In August 2004, Google Inc. went public using a variation on the Dutch auction. Google’s IPO was, by far, the largest auction-based offering ever. The auction rules ensured that small investors could participate because orders as small as 5 shares were accepted. In traditional IPOs, allocations of less than 100 shares are rare, although most deals have no official minimum. Google’s IPO did not go off without a hitch. The company originally estimated a selling range between $108 and $135 per share, but the eventual issue price was only $85 per share. Noting this fact, many Wall Street bankers and professional investors declared the IPO auction a failure. Of course, there is no evidence that a traditional IPO would have yielded a higher initial selling price, and Google paid underwriting fees of only 2.8 percent, which is less than the norm. On the first day of trading, Google’s price rose in the aftermarket to $100.34, an 18 percent gain that is about average for IPOs. By January 2009, Google’s price had risen above $600 per share.

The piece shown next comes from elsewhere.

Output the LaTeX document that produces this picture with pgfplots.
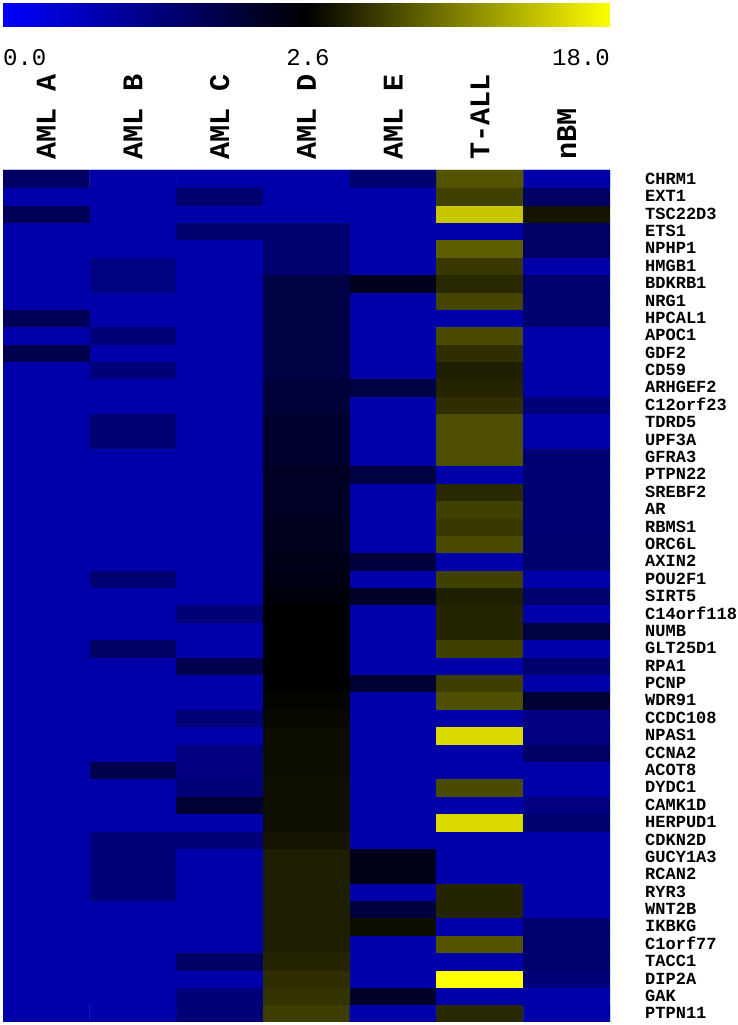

In 2005, Chicago investment research firm Morningstar Inc. chose to go public using Hambrecht’s OpenIPO system. However, traditional Wall Street underwriters strongly discouraged Morningstar from using the auction format. After all, the traditional underwriting method is extremely profitable for underwriters and institutional investors. Institutional investors clearly did not receive preferential treatment in the Morningstar IPO. Investment behemoth Fidelity Investments received no shares in the IPO. Its $17.50 bid for 2.2 million Morningstar shares was too low. The auction clearing price was set at $18.50. Morningstar paid underwriting fees of less than 2 percent of the offering proceeds, much less than would be expected in a traditional offering.
Internet-based auctions may eventually capture a significant share of the underwriting market, but that time is probably still far off.
However, not all leveraged buyouts have worked as planned. Because they are based on the heavy use of debt, any shortfall in a company’s performance after the buyout can prove disastrous.
It should be further pointed out that the impetus to going private was once again stimulated in 2002 by the Sarbanes–Oxley Act, which greatly increased the reporting requirements and potential liability for publicly traded companies. This was especially true for smaller companies where the financial burden of reporting was a significant expense. Many of these decided to go private.